-- Set problem --
Images are not part of the copy; write out the rest of the data exactly as given.

-- Information provided --
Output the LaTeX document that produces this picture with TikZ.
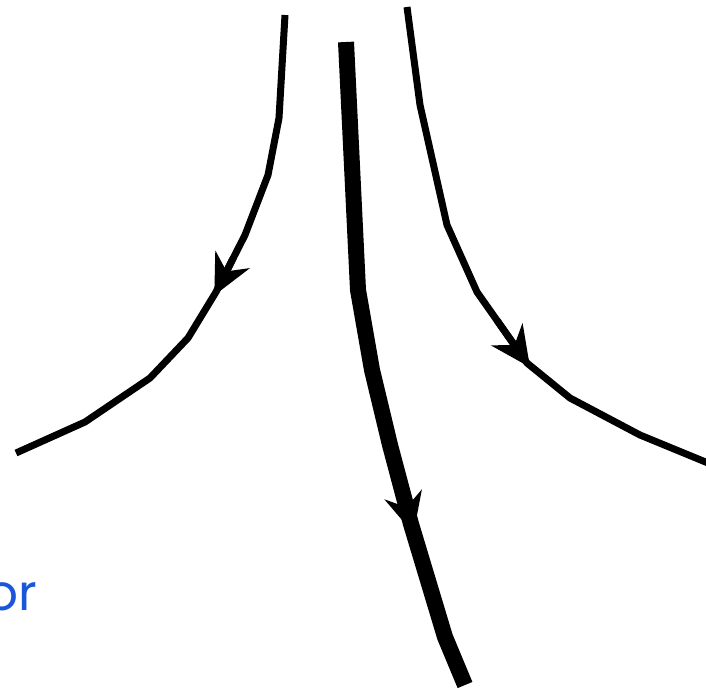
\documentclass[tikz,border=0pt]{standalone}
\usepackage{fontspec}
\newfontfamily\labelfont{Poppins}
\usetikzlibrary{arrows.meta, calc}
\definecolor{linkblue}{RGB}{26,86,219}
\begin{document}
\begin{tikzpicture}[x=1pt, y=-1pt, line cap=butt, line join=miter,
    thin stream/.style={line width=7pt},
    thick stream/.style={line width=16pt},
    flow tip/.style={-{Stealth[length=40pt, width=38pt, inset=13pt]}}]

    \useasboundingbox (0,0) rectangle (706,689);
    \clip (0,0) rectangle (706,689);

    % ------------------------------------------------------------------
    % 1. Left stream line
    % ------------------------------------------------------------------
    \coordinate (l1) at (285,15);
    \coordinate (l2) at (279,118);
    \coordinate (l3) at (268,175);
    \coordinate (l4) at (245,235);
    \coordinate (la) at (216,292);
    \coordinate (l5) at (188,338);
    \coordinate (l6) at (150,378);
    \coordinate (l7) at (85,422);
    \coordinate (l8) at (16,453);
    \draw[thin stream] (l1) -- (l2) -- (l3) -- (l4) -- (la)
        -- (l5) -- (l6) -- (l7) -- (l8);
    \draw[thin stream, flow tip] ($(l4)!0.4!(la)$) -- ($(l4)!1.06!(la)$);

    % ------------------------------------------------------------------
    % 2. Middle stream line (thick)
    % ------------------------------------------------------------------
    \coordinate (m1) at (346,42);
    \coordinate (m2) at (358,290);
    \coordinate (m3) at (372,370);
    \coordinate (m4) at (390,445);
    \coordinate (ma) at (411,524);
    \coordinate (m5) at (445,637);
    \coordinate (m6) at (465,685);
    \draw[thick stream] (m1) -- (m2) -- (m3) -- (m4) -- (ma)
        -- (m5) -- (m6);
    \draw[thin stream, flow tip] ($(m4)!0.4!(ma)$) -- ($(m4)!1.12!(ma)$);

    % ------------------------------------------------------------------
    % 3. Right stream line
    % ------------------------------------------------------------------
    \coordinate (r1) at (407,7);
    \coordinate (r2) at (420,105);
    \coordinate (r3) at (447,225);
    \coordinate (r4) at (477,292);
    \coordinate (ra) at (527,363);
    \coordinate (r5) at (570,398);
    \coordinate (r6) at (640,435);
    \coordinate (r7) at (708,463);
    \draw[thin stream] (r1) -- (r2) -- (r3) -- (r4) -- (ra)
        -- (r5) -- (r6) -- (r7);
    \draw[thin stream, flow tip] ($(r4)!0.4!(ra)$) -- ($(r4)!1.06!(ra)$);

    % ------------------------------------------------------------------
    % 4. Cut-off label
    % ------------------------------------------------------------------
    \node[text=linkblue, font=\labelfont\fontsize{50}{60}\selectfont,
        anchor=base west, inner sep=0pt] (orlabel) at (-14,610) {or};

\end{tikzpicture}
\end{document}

-- Task response --
Output the LaTeX document that produces this picture with TikZ.
\documentclass[tikz,border=0pt]{standalone}
\usepackage{fontspec}
\newfontfamily\labelfont{Poppins}
\usetikzlibrary{arrows.meta, calc}
\definecolor{linkblue}{RGB}{26,86,219}
\begin{document}
\begin{tikzpicture}[x=1pt, y=-1pt, line cap=butt, line join=miter,
    thin stream/.style={line width=7pt},
    thick stream/.style={line width=16pt},
    flow tip/.style={-{Stealth[length=40pt, width=38pt, inset=13pt]}}]

    \useasboundingbox (0,0) rectangle (706,689);
    \clip (0,0) rectangle (706,689);

    % ------------------------------------------------------------------
    % 1. Left stream line
    % ------------------------------------------------------------------
    \coordinate (l1) at (285,15);
    \coordinate (l2) at (279,118);
    \coordinate (l3) at (268,175);
    \coordinate (l4) at (245,235);
    \coordinate (la) at (216,292);
    \coordinate (l5) at (188,338);
    \coordinate (l6) at (150,378);
    \coordinate (l7) at (85,422);
    \coordinate (l8) at (16,453);
    \draw[thin stream] (l1) -- (l2) -- (l3) -- (l4) -- (la)
        -- (l5) -- (l6) -- (l7) -- (l8);
    \draw[thin stream, flow tip] ($(l4)!0.4!(la)$) -- ($(l4)!1.06!(la)$);

    % ------------------------------------------------------------------
    % 2. Middle stream line (thick)
    % ------------------------------------------------------------------
    \coordinate (m1) at (346,42);
    \coordinate (m2) at (358,290);
    \coordinate (m3) at (372,370);
    \coordinate (m4) at (390,445);
    \coordinate (ma) at (411,524);
    \coordinate (m5) at (445,637);
    \coordinate (m6) at (465,685);
    \draw[thick stream] (m1) -- (m2) -- (m3) -- (m4) -- (ma)
        -- (m5) -- (m6);
    \draw[thin stream, flow tip] ($(m4)!0.4!(ma)$) -- ($(m4)!1.12!(ma)$);

    % ------------------------------------------------------------------
    % 3. Right stream line
    % ------------------------------------------------------------------
    \coordinate (r1) at (407,7);
    \coordinate (r2) at (420,105);
    \coordinate (r3) at (447,225);
    \coordinate (r4) at (477,292);
    \coordinate (ra) at (527,363);
    \coordinate (r5) at (570,398);
    \coordinate (r6) at (640,435);
    \coordinate (r7) at (708,463);
    \draw[thin stream] (r1) -- (r2) -- (r3) -- (r4) -- (ra)
        -- (r5) -- (r6) -- (r7);
    \draw[thin stream, flow tip] ($(r4)!0.4!(ra)$) -- ($(r4)!1.06!(ra)$);

    % ------------------------------------------------------------------
    % 4. Cut-off label
    % ------------------------------------------------------------------
    \node[text=linkblue, font=\labelfont\fontsize{50}{60}\selectfont,
        anchor=base west, inner sep=0pt] (orlabel) at (-14,610) {or};

\end{tikzpicture}
\end{document}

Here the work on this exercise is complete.